More Questions
Sep 12th, 2008 | By Michel Marizco | Category: General News






THE BORDER REPORT
Having a talk with a colleague this morning about Osama bin Laden, he brought up the 2000 U.S.S. Cole suicide attacks. The U.S. maintained as early as this July that bin Laden ordered the attack, information it gleaned by water-boarding the Yemeni, Abd al Rahim al Nashiri. The Pentagon says bin Laden personally ordered al Nashiri to launch the hit that killed 17 people. Except, even now, eight years after that attack, the U.S. doesn't seem to be charging bin Laden with the attack. At the risk of beating a dead horse, here's that Wanted Poster again:BIN LADEN IS WANTED IN CONNECTION WITH THE AUGUST 7, 1998, BOMBINGS OF THE UNITED STATES EMBASSIES IN DAR ES SALAAM, TANZANIA, AND NAIROBI, KENYA. THESE ATTACKS KILLED OVER 200 PEOPLE. IN ADDITION, BIN LADEN IS A SUSPECT IN OTHER TERRORIST ATTACKS THROUGHOUT THE WORLD.
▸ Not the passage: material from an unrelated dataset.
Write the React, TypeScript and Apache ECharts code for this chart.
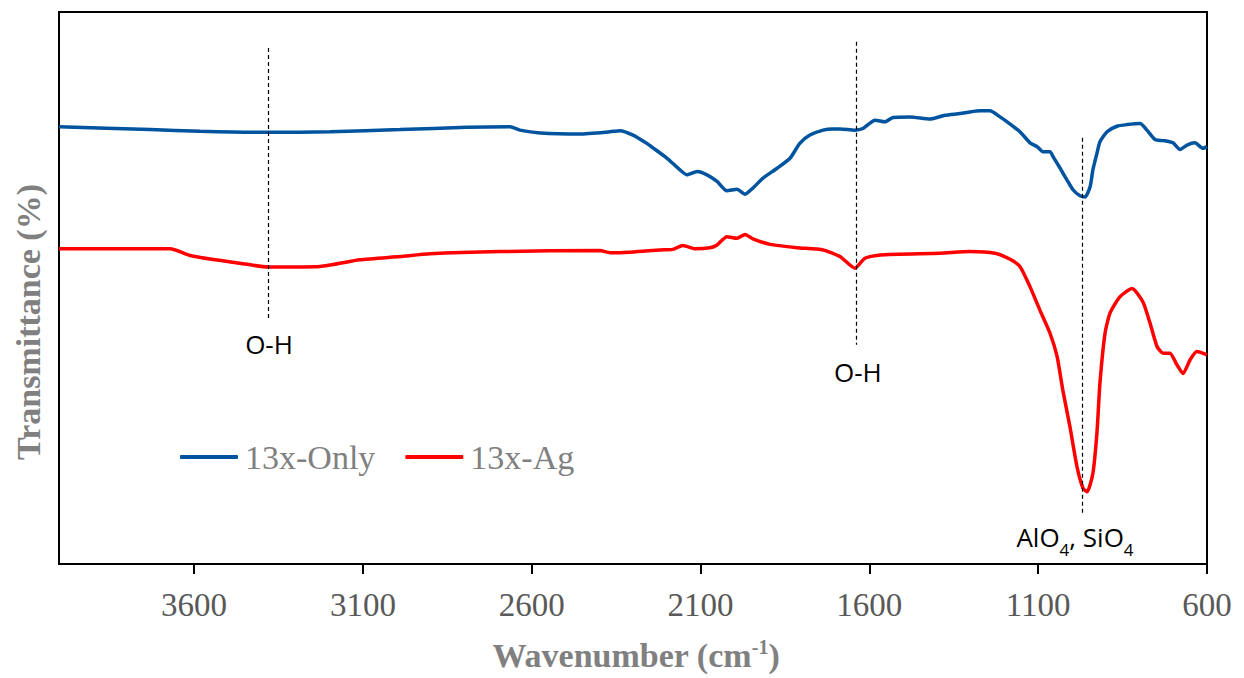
import React, { useEffect, useRef } from "react";
import * as echarts from "echarts";

// Wavenumber (cm-1), transmittance (arbitrary %)
const only13x: [number, number][] = [
  [4000, 79.2], [3730, 78.7], [3582, 78.4], [3381, 78.2], [3197, 78.3], [2990, 78.7], [2792, 79.1],
  [2664, 79.2], [2635, 78.6], [2575, 78.1], [2457, 77.9], [2368, 78.3], [2339, 78.5], [2300, 77.7],
  [2259, 76.2], [2241, 75.4], [2199, 73.5], [2161, 71.4], [2140, 70.5], [2110, 71.1], [2081, 70.5],
  [2051, 69.3], [2022, 67.6], [1992, 67.9], [1968, 67.0], [1945, 68.1], [1915, 69.9], [1873, 71.7],
  [1835, 73.5], [1806, 76.2], [1776, 77.7], [1737, 78.6], [1708, 78.8], [1687, 78.8], [1643, 78.6],
  [1619, 78.9], [1583, 80.4], [1554, 80.1], [1530, 80.9], [1480, 81.0], [1420, 80.6], [1376, 81.3],
  [1331, 81.6], [1302, 81.9], [1272, 82.1], [1243, 82.1], [1213, 81.0], [1183, 79.7], [1154, 78.3],
  [1124, 76.3], [1103, 75.6], [1086, 74.7], [1065, 74.7], [1056, 73.8], [1035, 71.7], [1015, 69.6],
  [997, 67.8], [976, 66.7], [961, 66.5], [946, 68.4], [938, 71.4], [926, 74.4], [917, 76.5],
  [896, 78.3], [867, 79.3], [837, 79.6], [798, 79.8], [778, 78.6], [754, 76.9], [730, 76.7],
  [701, 76.3], [680, 75.1], [659, 75.9], [636, 76.3], [612, 75.3], [600, 75.6],
];

const ag13x: [number, number][] = [
  [4000, 57.1], [3671, 57.1], [3612, 55.9], [3538, 55.1], [3464, 54.5], [3381, 53.8], [3227, 53.9],
  [3109, 55.1], [2990, 55.7], [2901, 56.2], [2694, 56.6], [2398, 56.8], [2368, 56.4], [2339, 56.4],
  [2220, 56.9], [2182, 57.0], [2152, 57.7], [2116, 57.1], [2072, 57.3], [2051, 57.8], [2022, 59.3],
  [1992, 59.0], [1968, 59.7], [1945, 58.9], [1894, 57.9], [1814, 57.3], [1737, 56.9], [1687, 55.7],
  [1643, 53.6], [1613, 55.4], [1568, 56.0], [1391, 56.3], [1302, 56.6], [1228, 56.3], [1183, 55.2],
  [1154, 53.9], [1124, 50.2], [1095, 46.0], [1065, 41.8], [1044, 37.6], [1027, 31.5], [1006, 24.9],
  [985, 17.6], [967, 13.7], [955, 13.1], [938, 16.4], [926, 23.7], [917, 32.8], [902, 41.8],
  [887, 45.5], [858, 48.4], [822, 49.9], [790, 47.5], [769, 43.7], [748, 39.4], [730, 38.2],
  [710, 38.2], [689, 36.1], [671, 34.5], [650, 37.0], [630, 38.5], [600, 37.9],
];

const xTicks = [3600, 3100, 2600, 2100, 1600, 1100, 600];

// Annotation guide lines: [wavenumber, top T, bottom T]
const guideLines: [number, number, number][] = [
  [3381, 93.5, 44.4],
  [1640, 94.6, 39.7],
  [970, 77.2, 9.2],
];

// Annotation labels: [wavenumber, T, text]
const annotations: [number, number, string][] = [
  [3378, 39.9, "O-H"],
  [1634, 34.8, "O-H"],
  [991, 4.9, "{a|AlO}{s|4}{a|, SiO}{s|4}"],
];

const seriesNames = ["13x-Only", "13x-Ag"];
const seriesColors = ["#00539F", "#FF0000"];

export default function App() {
  const ref = useRef<HTMLDivElement>(null);

  useEffect(() => {
    if (!ref.current) return;
    const chart = echarts.init(ref.current, undefined, { renderer: "svg" });
    const serif = "'Liberation Serif', 'Times New Roman', serif";
    const sans = "'Open Sans', 'Noto Sans', sans-serif";

    chart.setOption({
      animation: false,
      backgroundColor: "#ffffff",
      grid: {
        left: 59,
        right: 37,
        top: 12,
        bottom: 114,
        show: true,
        borderColor: "#000",
        borderWidth: 2,
        backgroundColor: "transparent",
      },
      legend: {
        left: 180,
        top: 440,
        padding: 0,
        icon: "roundRect",
        itemWidth: 58,
        itemHeight: 4,
        itemGap: 30,
        textStyle: { fontFamily: serif, fontSize: 34, color: "#808080", padding: [0, 0, 0, 2] },
        data: seriesNames,
      },
      xAxis: {
        type: "value",
        min: 600,
        max: 4000,
        inverse: true,
        axisLine: { show: true, lineStyle: { color: "#000", width: 2 } },
        axisTick: {
          show: true,
          length: 10,
          lineStyle: { color: "#000", width: 2 },
          customValues: xTicks,
        },
        axisLabel: {
          show: true,
          margin: 24,
          color: "#595959",
          fontFamily: serif,
          fontSize: 33,
          customValues: xTicks,
          formatter: (v: number) => String(v),
        },
        splitLine: { show: false },
      },
      yAxis: {
        type: "value",
        min: 0,
        max: 100,
        axisLine: { show: false },
        axisTick: { show: false },
        axisLabel: { show: false },
        splitLine: { show: false },
      },
      series: [
        {
          name: seriesNames[0],
          type: "line",
          data: only13x,
          symbol: "none",
          smooth: 0.2,
          lineStyle: { color: seriesColors[0], width: 3.5 },
          itemStyle: { color: seriesColors[0] },
          z: 3,
          markLine: {
            silent: true,
            symbol: ["none", "none"],
            label: { show: false },
            lineStyle: { color: "#000", type: [4, 3], width: 1.2 },
            data: guideLines.map(([w, t1, t2]) => [
              { coord: [w, t1] },
              { coord: [w, t2] },
            ]),
          },
        },
        {
          name: seriesNames[1],
          type: "line",
          data: ag13x,
          symbol: "none",
          smooth: 0.2,
          lineStyle: { color: seriesColors[1], width: 3.5 },
          itemStyle: { color: seriesColors[1] },
          z: 3,
          markPoint: {
            silent: true,
            symbol: "rect",
            symbolSize: 1,
            itemStyle: { color: "rgba(0,0,0,0)" },
            label: {
              show: true,
              position: "inside",
              color: "#000",
              fontFamily: sans,
              fontSize: 26,
              rich: {
                a: { fontFamily: sans, fontSize: 26, color: "#000", lineHeight: 34, verticalAlign: "middle" },
                s: { fontFamily: sans, fontSize: 17, color: "#000", lineHeight: 34, verticalAlign: "bottom", padding: [0, 0, -4, 0] },
              },
            },
            data: annotations.map(([w, t, txt]) => ({
              coord: [w, t],
              label: { formatter: txt },
            })),
          },
        },
      ],
      graphic: [
        {
          type: "text",
          x: 636,
          y: 655,
          style: {
            text: "{t|Wavenumber (cm}{s|-1}{t|)}",
            align: "center",
            verticalAlign: "middle",
            rich: {
              t: { fontFamily: serif, fontWeight: "bold", fontSize: 34, fill: "#808080", lineHeight: 40, verticalAlign: "middle" },
              s: { fontFamily: serif, fontWeight: "bold", fontSize: 20, fill: "#808080", lineHeight: 40, verticalAlign: "top", padding: [2, 0, 0, 0] },
            },
          },
        },
        {
          type: "text",
          x: 28,
          y: 322,
          rotation: Math.PI / 2,
          style: {
            text: "Transmittance (%)",
            align: "center",
            verticalAlign: "middle",
            fontFamily: serif,
            fontWeight: "bold",
            fontSize: 34,
            fill: "#808080",
          },
        },
      ],
    });

    return () => chart.dispose();
  }, []);

  return (
    <div
      ref={ref}
      style={{ position: "fixed", left: 0, top: 0, width: 1244, height: 678 }}
    />
  );
}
Granted, I'm not privy to everything, of course. But it seems to me that when the U.S. offers a $25 million bounty, it'd try to evoke some outrage to spur the action.
So I went to U.S. District Court to look for bin Laden's indictment, and this is what I found:
1:98-cr-00539-UA USA v. Bin Laden Date filed: 06/10/1998 Date of last filing: 11/04/1998
History
The most wanted man in the history of the United States was last charged in 1998, probably for the Kenya attacks. Since then, the U.S. has never charged him with any other attacks. If they had, the indictment would be there, sealed probably, but it'd be there.
I know, I know, I'm at deadly risk of being labeled a truther, but seriously, if he was the intellectual author of these attacks, why hasn't he ever been charged?